There’s also human factors to consider: according to testimony in the Congressional Record the island was generally considered a part of N.J.‘s Salem County through the early nineteenth century. In 1813, New Jersey resident Henry Gale bought Pea Patch Island and began developing fisheries on it. New Jersey formally minuted the island as his property, confirming the land deeds and giving it to his “heirs and assigns for ever [sic].”
State ownership of Pea Patch would seem to be a pretty straight-forward decision then: geographically New Jersey’s, culturally a part of Salem County, and owned by a South Jersey businessperson.
Unfortunately for Gale, the federal government thought it was a good strategic location for a new fort. They offered him $30,000 but he didn’t think it was a fair price. They didn’t want to negotiate and so made a side deal with the State of Delaware. They decided the state boundary line should be drawn to the east of the island to make it a part of Delaware. The state declared Henry Gale a squatter and gave full ownership of the island to the U.S. War Department. Gale was forcibly evicted, his buildings demolished, his fishery business ruined. It doesn’t take a conspiracist to imagine that the Congressional Delaware delegation got something nice for their participation in this ruse.

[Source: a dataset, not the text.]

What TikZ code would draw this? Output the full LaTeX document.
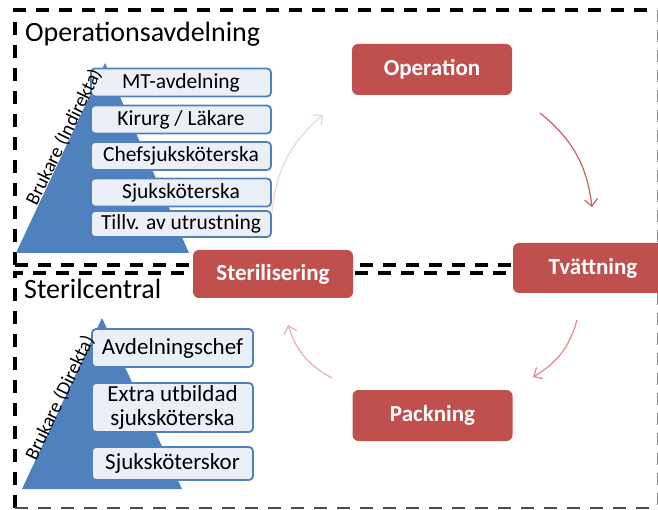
\documentclass[tikz,border=0pt]{standalone}
\usepackage{fontspec}
\setmainfont{Carlito}
\usetikzlibrary{arrows.meta}

\definecolor{pyrblue}{HTML}{4F81BD}
\definecolor{boxfill}{HTML}{EBEFF7}
\definecolor{cyclered}{HTML}{C0504D}

\tikzset{
  tierbox/.style={draw=pyrblue, line width=1.8pt, fill=boxfill, rounded corners=4pt,
    minimum height=28pt, inner sep=0pt, text=black, align=center},
  uppertier/.style={tierbox, minimum width=180pt, font=\fontsize{21.5}{22}\selectfont},
  lowertier/.style={tierbox, minimum width=161pt, font=\fontsize{23}{24}\selectfont},
  stagebox/.style={fill=cyclered, rounded corners=6pt, minimum width=160pt, minimum height=50pt,
    inner sep=0pt, text=white, font=\bfseries\fontsize{23}{26}\selectfont},
  heavydash/.style={line width=3.2pt, dash pattern=on 13pt off 10pt},
  lightdash/.style={line width=1pt, draw=black!45, dash pattern=on 12pt off 8pt},
  flow/.style={line width=1.2pt, -{Straight Barb[length=7pt,width=13pt]}},
  sidelabel/.style={font=\fontsize{19.5}{20}\selectfont, inner sep=0pt},
  areatitle/.style={anchor=base west, inner sep=0pt, font=\fontsize{28}{30}\selectfont},
}

\begin{document}
\begin{tikzpicture}[x=1pt, y=-1pt]
\useasboundingbox (0,0) rectangle (658,510);
\clip (0,0) rectangle (658,510);

% department frames
\draw[heavydash] (15,265) -- (15,10) -- (657,10);
\draw[heavydash] (15,265) -- (657,265);
\draw[lightdash] (657,10) -- (657,265);
\draw[heavydash] (15,508) -- (15,273) -- (657,273);
\draw[lightdash] (657,273) -- (657,508);
\draw[line width=2.4pt, draw=black!70, dash pattern=on 13pt off 10pt] (15,508) -- (657,508);

\node[areatitle] (optitle) at (25,42) {Operationsavdelning};
\node[areatitle] (sttitle) at (24,299) {Sterilcentral};

% user pyramid, operating department
\fill[pyrblue] (105,63) -- (189,253) -- (16,253) -- cycle;
\node[uppertier] (mt)   at (181,82.5)  {MT-avdelning};
\node[uppertier] (kir)  at (181,119.5) {Kirurg / Läkare};
\node[uppertier] (chef) at (181,156)   {Chefsjuksköterska};
\node[uppertier] (sjuk) at (181,192.5) {Sjuksköterska};
\node[uppertier, minimum height=26pt] (till) at (181,224) {Tillv. av utrustning};
\node[sidelabel, rotate=64] (indir) at (64,137) {Brukare (Indirekta)};

% user pyramid, sterile central
\fill[pyrblue] (102,318) -- (182,489) -- (22,489) -- cycle;
\node[lowertier, minimum height=38pt] (avd)   at (172.5,348)   {Avdelningschef};
\node[lowertier, minimum height=49pt] (extra) at (172.5,407.5) {Extra utbildad\\sjuksköterska};
\node[lowertier, minimum height=33pt] (sjkr)  at (172.5,463.5) {Sjuksköterskor};
\node[sidelabel, rotate=64.5] (dir) at (60,398) {Brukare (Direkta)};

% reprocessing cycle
\node[stagebox, minimum height=51pt] (op)   at (432,69.5)  {Operation};
\node[stagebox] (tv)   at (593,268)   {Tvättning};
\node[stagebox, minimum height=51pt] (pack) at (432.5,415.5) {Packning};
\node[stagebox, minimum height=48pt] (ster) at (273,274)   {Sterilisering};

\coordinate (a1s) at (540,113); \coordinate (a1e) at (592,207);
\coordinate (a2s) at (577,320); \coordinate (a2e) at (533,377);
\coordinate (a3s) at (332,378); \coordinate (a3e) at (288,325);
\coordinate (a4s) at (272,212); \coordinate (a4e) at (323,115);

\draw[flow, draw=cyclered!90] (a1s) to[bend left=22] (a1e);
\draw[flow, draw=cyclered!65] (a2s) to[bend left=22] (a2e);
\draw[flow, draw=cyclered!45] (a3s) to[bend left=22] (a3e);
\draw[flow, draw=cyclered!25] (a4s) to[bend left=22] (a4e);
\end{tikzpicture}
\end{document}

(Later on, continuing boundary disputes between the two states led to the truly-bizarre geographic oddity that is the 12-Mile Circle. Anything built off the New Jersey coast into the Delaware River is Delaware’s. This still regularly sparks lawsuits between the states. If you could get behind the scenes I imagine you could set a whole Boardwalk-Empire-like show in the Delaware land grant office.)
A century and a half later the crumbling ruins of Fort Delaware would come under the administration of the Delaware Department of Natural Resources and Environmental Control. The DNERC folks do a great job running Fort Delaware. When reading up on this I was surprised to find Henry Gale’s name. My wife’s family has Salem County Gales so Henry is at least some sort of distant cousin of my kids. I think Delaware should give us a special toot on the ferry horn every time they land back on the soil of their ancestral home.